Audi released a statement yesterday (via CarAdvice) that made it clear that both Apple CarPlay and Android Auto will be built into the new MMI entertainment and navigation systems being put in all new Audi cars. The important part though, is that they don’t just choose when they buy the car new, but can choose to change to the alternative any time they want.
“Customers will be able to choose at any time which of these platforms they wish to use in their cars,” said an Audi spokesperson.
This is the kind of sentiment being echoed by other car manufacturers too. Honda has also confirmed that its upcoming vehicles will be compatible with both Android Auto and CarPlay. While Honda has yet to announce which of its cars will use the new infotainment technology, its first vehicles are thought likely to arrive sometime in 2015.
The real question at this point now, is how easy is it to switch between the two? It might be conceivably possible to go from Android Auto to CarPlay on the same system, but will it require much user interaction? If there’s a simple switch to flip or an app to launch, that’s fine, but if it requires technical know how, then most users are likely to stick with whatever the car comes pre-loaded with. In that case, it will be interesting to see if legislators make sure that manufacturers offer an option at the point of purchase, otherwise Apple or Google, which ever comes preloaded the most, could face anti-competitiveness charges in European courts.
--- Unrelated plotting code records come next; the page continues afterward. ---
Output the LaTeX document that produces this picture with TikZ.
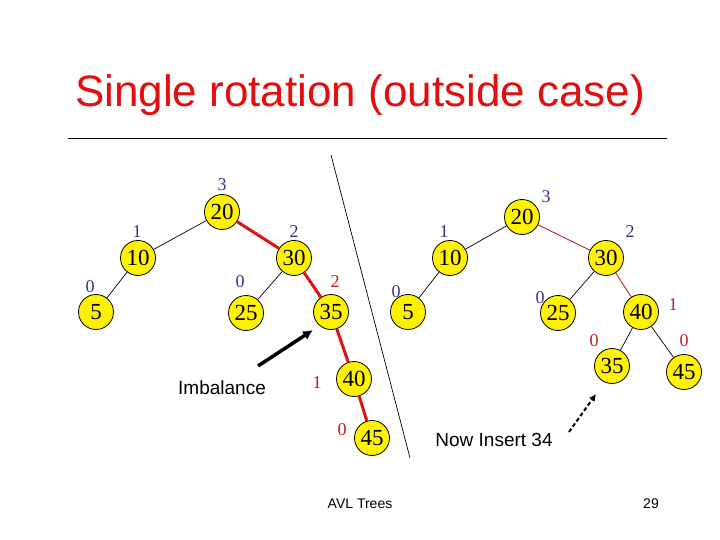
\documentclass[tikz,border=0pt]{standalone}
\usepackage{fontspec}
\setmainfont{Liberation Serif}
\setsansfont{Liberation Sans}
\usetikzlibrary{arrows.meta}
\begin{document}
\begin{tikzpicture}[x=1pt,y=-1pt,
  avl/.style={circle,draw=black,line width=0.8pt,fill=yellow,minimum size=35pt,inner sep=0pt,font=\fontsize{23}{23}\selectfont},
  blab/.style={text=navyb,font=\fontsize{18}{18}\selectfont,inner sep=0pt},
  rlab/.style={text=darkr,font=\fontsize{18}{18}\selectfont,inner sep=0pt},
  thin edge/.style={draw=black,line width=0.7pt},
  hot edge/.style={draw=hotred,line width=3pt},
  warm edge/.style={draw=warmred,line width=0.9pt},
  sftext/.style={font=\sffamily\fontsize{19}{19}\selectfont,inner sep=0pt}]
\definecolor{navyb}{RGB}{51,51,140}
\definecolor{darkr}{RGB}{190,30,30}
\definecolor{hotred}{RGB}{220,20,20}
\definecolor{warmred}{RGB}{185,40,40}
\definecolor{titler}{RGB}{228,14,14}
\useasboundingbox (0,0) rectangle (720,540);
\fill[white] (0,0) rectangle (720,540);
% title
\node[text=titler,font=\sffamily\fontsize{44}{44}\selectfont,inner sep=0pt] (title) at (360,95) {Single rotation (outside case)};
\coordinate (r1) at (68,138);
\coordinate (r2) at (667,138);
\draw[line width=0.8pt] (r1) -- (r2);
% separator
\coordinate (s1) at (331,155);
\coordinate (s2) at (410,458);
\draw[line width=0.7pt] (s1) -- (s2);
% left tree
\node[avl] (L20) at (222,212) {20};
\node[avl] (L10) at (138,258) {10};
\node[avl] (L5) at (96,312) {5};
\node[avl] (L30) at (294,258) {30};
\node[avl] (L25) at (246,313) {25};
\node[avl] (L35) at (331,312) {35};
\node[avl] (L40) at (354,379) {40};
\node[avl] (L45) at (372,438) {45};
\draw[thin edge] (L20) -- (L10);
\draw[thin edge] (L10) -- (L5);
\draw[thin edge] (L30) -- (L25);
\draw[hot edge] (L20) -- (L30);
\draw[hot edge] (L30) -- (L35);
\draw[hot edge] (L35) -- (L40);
\draw[hot edge] (L40) -- (L45);
\node[blab] (lb20) at (222,185) {3};
\node[blab] (lb10) at (137,232) {1};
\node[blab] (lb5) at (90,287) {0};
\node[blab] (lb30) at (294,232) {2};
\node[blab] (lb25) at (240,282) {0};
\node[rlab] (lb35) at (335,282) {2};
\node[rlab] (lb40) at (317,383) {1};
\node[rlab] (lb45) at (342,430) {0};
\node[sftext] (imb) at (222,388) {Imbalance};
\coordinate (a1) at (258,366);
\coordinate (a2) at (313,330);
\draw[line width=3.5pt,-{Latex[length=10pt,width=10pt]}] (a1) -- (a2);
% right tree
\node[avl] (R20) at (522,217) {20};
\node[avl] (R10) at (450,258) {10};
\node[avl] (R5) at (408,312) {5};
\node[avl] (R30) at (606,258) {30};
\node[avl] (R25) at (558,313) {25};
\node[avl] (R40) at (641,312) {40};
\node[avl] (R35) at (612,366) {35};
\node[avl] (R45) at (684,372) {45};
\draw[thin edge] (R20) -- (R10);
\draw[thin edge] (R10) -- (R5);
\draw[thin edge] (R30) -- (R25);
\draw[thin edge] (R40) -- (R35);
\draw[thin edge] (R40) -- (R45);
\draw[warm edge] (R20) -- (R30);
\draw[warm edge] (R30) -- (R40);
\node[blab] (rb20) at (546,197) {3};
\node[blab] (rb10) at (444,232) {1};
\node[blab] (rb5) at (396,292) {0};
\node[blab] (rb30) at (630,232) {2};
\node[blab] (rb25) at (540,298) {0};
\node[rlab] (rb40) at (673,305) {1};
\node[rlab] (rb35) at (594,341) {0};
\node[rlab] (rb45) at (684,341) {0};
\node[sftext] (ins) at (494,440) {Now Insert 34};
\coordinate (d1) at (569,432);
\coordinate (d2) at (596,394);
\draw[line width=2pt,dash pattern=on 4pt off 2.5pt,-{Latex[length=7pt,width=7pt]}] (d1) -- (d2);
% footer
\node[font=\sffamily\fontsize{14}{14}\selectfont,inner sep=0pt] (foot) at (360,504) {AVL Trees};
\node[font=\sffamily\fontsize{14}{14}\selectfont,inner sep=0pt] (page) at (651,504) {29};
\end{tikzpicture}
\end{document}
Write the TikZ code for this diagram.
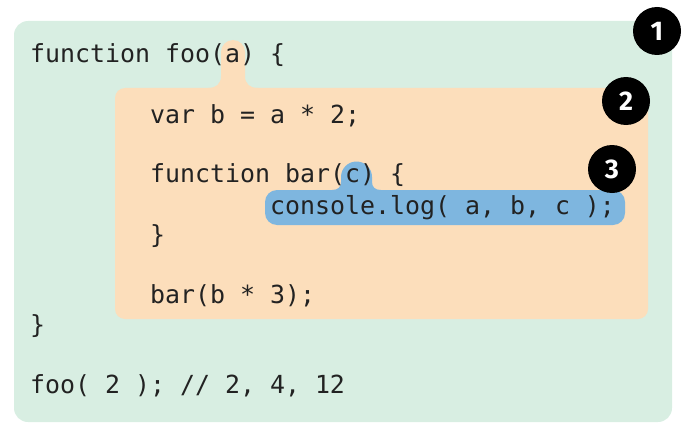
\documentclass[tikz,border=0pt]{standalone}
\usepackage{fontspec}
\setmonofont{DejaVu Sans Mono}
\setsansfont{Fira Sans}
\usetikzlibrary{positioning,calc}

\definecolor{scopeglobal}{HTML}{D8EEE2}
\definecolor{scopefoo}{HTML}{FCDEBB}
\definecolor{scopebar}{HTML}{7EB6DF}
\definecolor{codeink}{HTML}{222222}

\tikzset{
    code/.style={anchor=base west,inner sep=0pt,text=codeink,font=\ttfamily\fontsize{24.9}{30}\selectfont},
    bubble/.style={circle,fill=black,text=white,minimum size=48pt,inner sep=0pt,font=\sffamily\bfseries\fontsize{27}{30}\selectfont}
}

\begin{document}
\begin{tikzpicture}[x=1pt,y=1pt]
    \useasboundingbox (0,0) rectangle (687,432);

    % scope boxes
    \fill[scopeglobal,rounded corners=14pt] (14,10) rectangle (672,411);
    \fill[scopefoo,rounded corners=10pt] (115,113) rectangle (648,344);
    \fill[scopefoo] (208,344) .. controls (216,344) and (221,348) .. (221,356) -- (221,380) arc[start angle=180,end angle=0,radius=12] -- (245,356) .. controls (245,348) and (250,344) .. (258,344) -- (258,340) -- (208,340) -- cycle;
    \fill[scopebar,rounded corners=12pt] (265,207) rectangle (625,242);
    \fill[scopebar] (332,242) .. controls (338,242) and (341,245) .. (341,250) -- (341,255) arc[start angle=180,end angle=0,radius=15.5] -- (372,250) .. controls (372,245) and (375,242) .. (381,242) -- (381,238) -- (332,238) -- cycle;

    % code lines
    \node[code] (fooline) at (30,369) {function foo(a) \{};
    \node[code] (varline) at (150,309) {var b = a * 2;};
    \node[code] (barline) at (150,250) {function bar(c) \{};
    \node[code] (logline) at (270,218) {console.log( a, b, c );};
    \node[code] (barclose) at (150,189) {\}};
    \node[code] (barcall) at (150,129) {bar(b * 3);};
    \node[code] (fooclose) at (30,99) {\}};
    \node[code] (foocall) at (30,39) {foo( 2 ); // 2, 4, 12};

    % scope numbers
    \foreach \nn/\xx/\yy in {1/657/401,2/626/331,3/612/263}{
        \node[bubble] (num\nn) at (\xx,\yy) {\nn};
    }

\end{tikzpicture}
\end{document}
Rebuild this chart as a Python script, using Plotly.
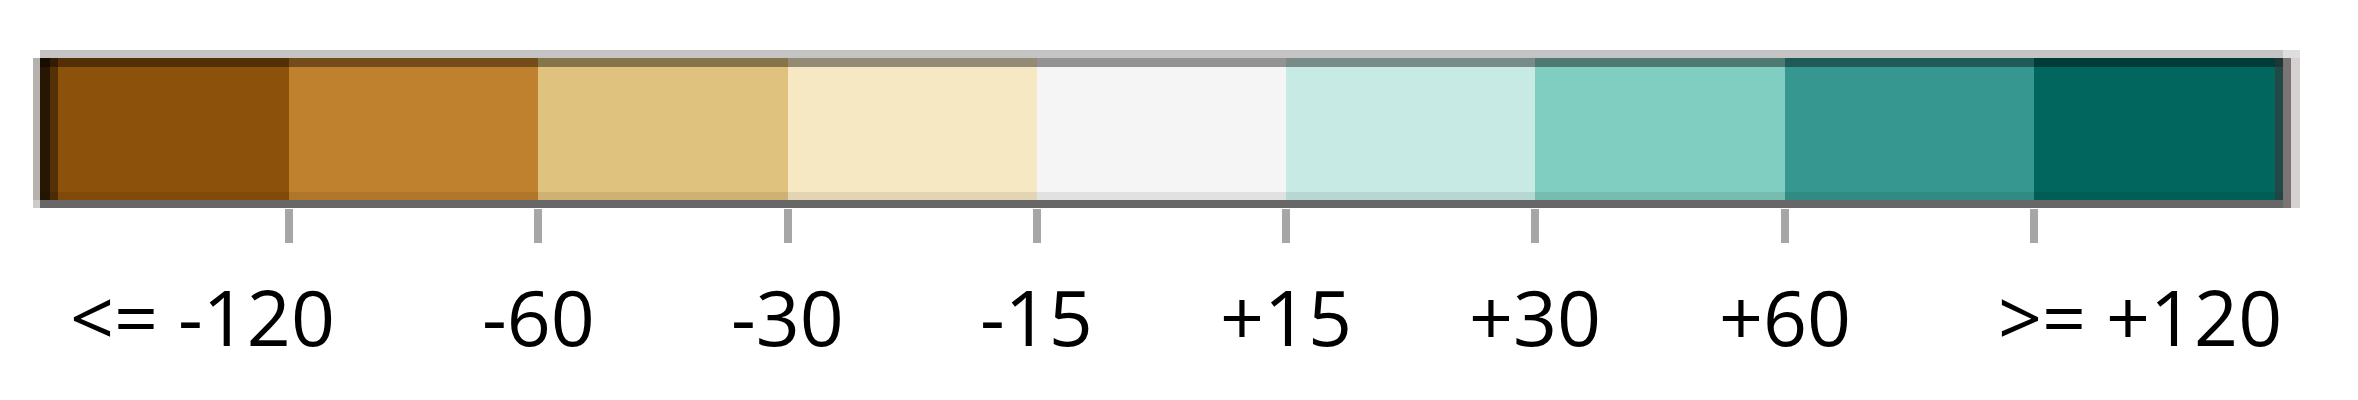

Either way though, consumers should be far more connected in their vehicles as of the launch of these new systems. While it’s common place today to see people driving with Satnavs or advanced audio features thanks to smartphone connectivity, it’s never been bundled together before and in-car apps are rarer still. As 4G internet gains traction, we could see in-car applications offering functionality in-vehicle that we’ve never seen before.
There’s a lot of potential for entertainment too, though it will be interesting to see if smart detection technology means that the driver won’t be able to operate features like that while the car is in motion.